Nachkriegsmoderne

Ursula Baus
14. März 2012

Die Abrissbirne als Vorhut fragwürdiger Investoren, gepaart mit einer infamen üblen Nachrede, die in der Nachkriegsmoderne den Feind jeglicher Baukultur ausmacht, rückt den schönen Bauten aus den Jahren nach 1945 immer öfter zuleibe. Neben dem anerkennenswerten Engagement der professionellen, leider machtlosen Denkmalpflege ist zu beobachten, dass sich jeweils vor Ort Menschen mit bedrohten Nachkriegsbauten sehr stark identifizieren und deswegen auch für ihren Erhalt kämpfen – in diesem eMagazin berichten wir regelmäßig über solche Fälle, genannt sei die Kölner Aktion "Liebe Deine Stadt".
So hatte man sich im November 2011 an der TU Braunschweig zu Kolloquien über "Nachkriegsmoderne kontrovers" getroffen, und jetzt sind die Beiträge in einem lesenswerten Buch zusammengefasst (initiiert vom "Netzwerk Braunschweiger Schule" und unterstützt von der Wüstenrot Stiftung), um das Thema in breiteren Kreisen wach zu halten.
Neben grundlegenden Aspekten zur Rolle der Kritik, der Denkmalpflege, der gesellschaftlichen Kräfte allgemein, wird konkreten Fällen in Braunschweig, Berlin, Heidelberg, Münster, Kiel u.a. angemessene Aufmerksamkeit geschenkt. Auch die bautechnischen Aspekte werden angesprochen, die in der Nachkriegsarchitektursanierung nicht weniger kompliziert als in der mittelalterlichen Architektur oder der des 19. Jahrhunderts sind. Und eben genau dort, wo die Auseinandersetzung mit der Bausubstanz handfest, sichtbar, substanziell wird, treten auch die Qualitäten dieser Architektur in Erscheinung.
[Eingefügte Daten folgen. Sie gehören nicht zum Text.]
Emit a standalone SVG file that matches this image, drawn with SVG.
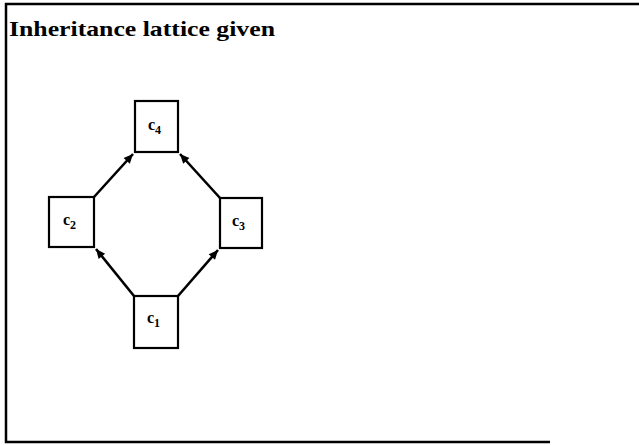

Noch ging es der Nachkriegsarchitektur wie der Baukunst aller vorangegangener Epochen: Vernachlässigt und verpönt von den Nachfahren, wiederentdeckt von den "Nachnachfahren". Einen solchen fahrlässigen Umgang mit vorhandener Bausubstanz können wir uns überhaupt nicht mehr erlauben. Nachhaltigkeit gebietet Hege und Pflege, entkräftet Abriss- als Wegwerfmentalität. So darf in der nächsten Runde die Nachkriegsarchitektur vielleicht gar nicht mehr "kontrovers" gesehen, sondern als Wendepunkt im Epochenwechsel der Architekturgeschichte gefeiert werden.

Olaf Gisbertz für das Netzwerk Braunschweiger Schule (Hrsg.): Nachkriegsmoderne kontrovers – Positionen der Gegenwart, 208 S. mit 60 s/w und 61 farb. Fotos und Zeichnungen, Jovis, 32 Euro.